List of Financial Sector Issuers


Name Root Ticker
Bank of Montreal BMO
Bank of Nova Scotia (The) BNS
Canadian Imperial Bank of Commerce CM
Fairfax Financial Holdings Limited FFH
Kingsway Financial Services Inc. KFS
Manulife Financial Corporation MFC
Quest Capital Corp. QC
Royal Bank of Canada RY
Sun Life Financial Inc. SLF
Thomas Weisel Partners Group Inc. TWP
Toronto-Dominion Bank (The) TD
Merrill Lynch & Co., Canada Ltd. MLC



1 This company is not interlisted in the US. However, it is included on this list because its securities are exchangeable into securities of Merrill Lynch & Co.

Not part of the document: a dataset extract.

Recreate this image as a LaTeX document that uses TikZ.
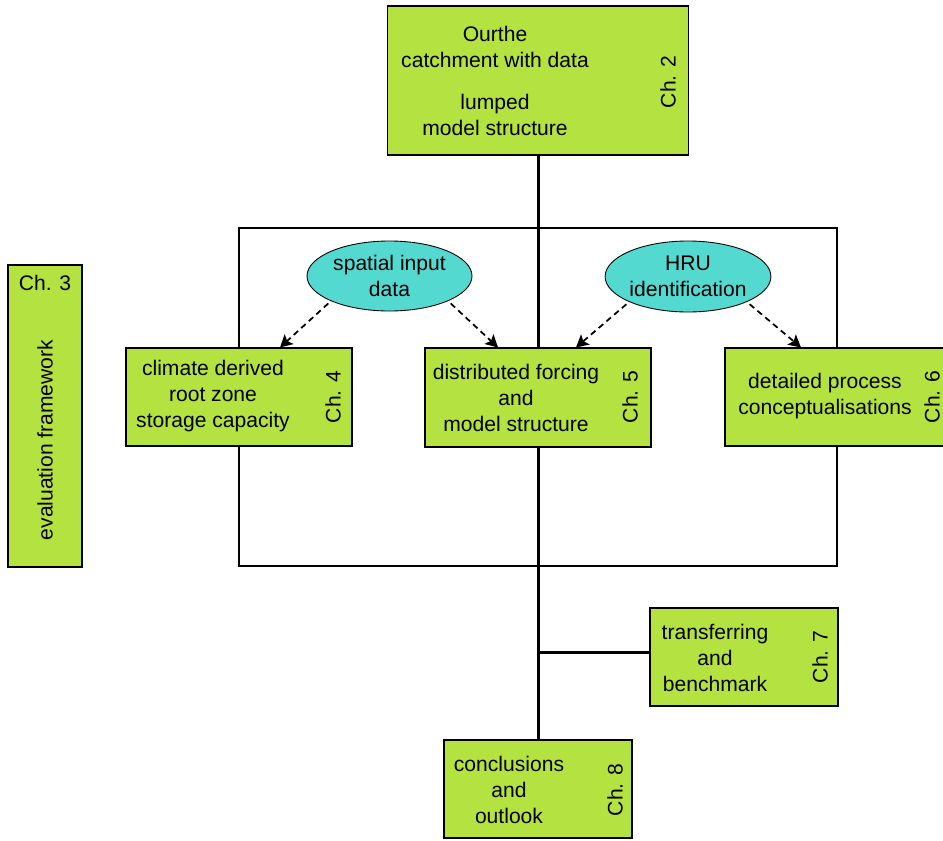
\documentclass[tikz,border=0pt]{standalone}
\usepackage{fontspec}
\setmainfont{Liberation Sans}
\usetikzlibrary{positioning,shapes.geometric,arrows.meta}
\definecolor{chgreen}{RGB}{180,226,64}
\definecolor{chcyan}{RGB}{84,217,208}
\tikzset{
    chapbox/.style={
           rectangle,
           draw=black, line width=0.6pt,
           fill=chgreen,
           inner sep=0pt,
           },
}
\tikzset{
    topic/.style={
           ellipse,
           draw=black, line width=0.5pt,
           fill=chcyan,
           inner sep=0pt,
           align=center,
           font=\fontsize{12}{14.8}\selectfont,
           },
}
\tikzset{
    boxtext/.style={align=center, inner sep=1pt, font=\fontsize{12}{14.8}\selectfont},
    chlabel/.style={rotate=90, inner sep=1pt, font=\fontsize{12}{14.8}\selectfont},
    link/.style={line width=1.7pt},
    dasharrow/.style={line width=1pt, dash pattern=on 3.4pt off 2.4pt,
           -{Stealth[length=7pt,width=7.5pt,inset=1.5pt]}, shorten <=2pt},
}

\begin{document}
\begin{tikzpicture}
\useasboundingbox (0,0) rectangle (18.86,-16.8);
% frame of the distributed chapters
\node[draw, line width=1.1pt, minimum width=11.96cm, minimum height=6.76cm,
      inner sep=0pt] (frame) at (10.76,-7.94) {};
% main boxes
\node[chapbox, minimum width=6.02cm, minimum height=2.98cm](ch2) at (10.76,-1.61) {};
\node[chapbox, minimum width=1.48cm, minimum height=6.04cm](ch3) at (0.9,-8.32) {};
\node[chapbox, minimum width=4.52cm, minimum height=1.96cm](ch4) at (4.78,-7.94) {};
\node[chapbox, minimum width=4.52cm, minimum height=1.98cm](ch5) at (10.76,-7.95) {};
\node[chapbox, minimum width=4.52cm, minimum height=1.96cm](ch6) at (16.76,-7.94) {};
\node[chapbox, minimum width=3.76cm, minimum height=1.96cm](ch7) at (14.88,-13.14) {};
\node[chapbox, minimum width=3.76cm, minimum height=1.96cm](ch8) at (10.76,-15.78) {};
% texts
\node[boxtext](ch2a) at (9.9,-0.94) {Ourthe\\catchment with data};
\node[boxtext](ch2b) at (9.9,-2.3) {lumped\\model structure};
\node[chlabel](ch2l) at (13.36,-1.64) {Ch. 2};
\node[boxtext](ch3l) at (0.9,-5.66) {Ch. 3};
\node[chlabel](ch3a) at (0.9,-8.8) {evaluation framework};
\node[boxtext](ch4a) at (4.26,-7.92) {climate derived\\root zone\\storage capacity};
\node[chlabel](ch4l) at (6.66,-7.94) {Ch. 4};
\node[boxtext](ch5a) at (10.32,-7.96) {distributed forcing\\and\\model structure};
\node[chlabel](ch5l) at (12.6,-7.94) {Ch. 5};
\node[boxtext](ch6a) at (16.5,-7.92) {detailed process\\conceptualisations};
\node[chlabel](ch6l) at (18.64,-7.94) {Ch. 6};
\node[boxtext](ch7a) at (14.3,-13.16) {transferring\\and\\benchmark};
\node[chlabel](ch7l) at (16.4,-13.14) {Ch. 7};
\node[boxtext](ch8a) at (10.18,-15.8) {conclusions\\and\\outlook};
\node[chlabel](ch8l) at (12.3,-15.8) {Ch. 8};
% ellipses
\node[topic, minimum width=3.3cm, minimum height=1.4cm](spatial) at (7.79,-5.52) {spatial input\\data};
\node[topic, minimum width=3.16cm, minimum height=1.42cm](hru) at (13.76,-5.53) {HRU\\identification};
% connectors
\draw[link] (ch2.south) -- (ch5.north);
\draw[link] (ch5.south) -- (ch8.north);
\draw[link] ([yshift=0.1cm]ch7.west) -- ([yshift=0.1cm]ch7.west -| ch8.north);
\draw[dasharrow] (spatial.south west) -- ([xshift=0.82cm]ch4.north);
\draw[dasharrow] (spatial.south east) -- ([xshift=-0.8cm]ch5.north);
\draw[dasharrow] (hru.south west) -- ([xshift=0.76cm]ch5.north);
\draw[dasharrow] (hru.south east) -- ([xshift=-0.74cm]ch6.north);
\end{tikzpicture}
\end{document}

Inc. (listed in the US), which is subject to the SEC Order.

Schedule B


“short sale” means a sale of a security, other than a derivative instrument, which the seller does not own either directly or through an agent or trustee and, for this purpose, a seller shall be considered to own a security if the seller:
(a) has purchased or has entered into an unconditional contract to purchase the security, but has not yet received delivery of the security;

(b) has tendered such other security for conversion or exchange or has issued irrevocable instructions to convert or exchange such other security;

(c) has an option to purchase the security and has exercised the option;

(d) has a right or warrant to subscribe for the security and has exercised the right or warrant; or

(e) is making a sale of a security that trades on a when issued basis and the seller has entered into a contract to purchase such security which is binding on both parties and subject only to the condition of issuance of distribution of the security,

but a seller shall be considered not to own a security if:

(f) the seller has borrowed the security to be delivered on the settlement of the trade and the seller is not otherwise considered to own the security in accordance with this definition;

(g) the security held by the seller is subject to any restriction on sale imposed by applicable securities legislation or by an Exchange or QTRS as a condition of the listing or quoting of the security; or

(h) the settlement date or issuance date pursuant to:
(i) an unconditional contract to purchase,

(ii) a tender of a security for conversion or exchange,

(iii) an exercise of an option, or

(iv) an exercise of a right or warrant

would, in the ordinary course, be after the date for settlement of the sale.
Terms used in this schedule that are defined in UMIR have the meaning ascribed to them in UMIR.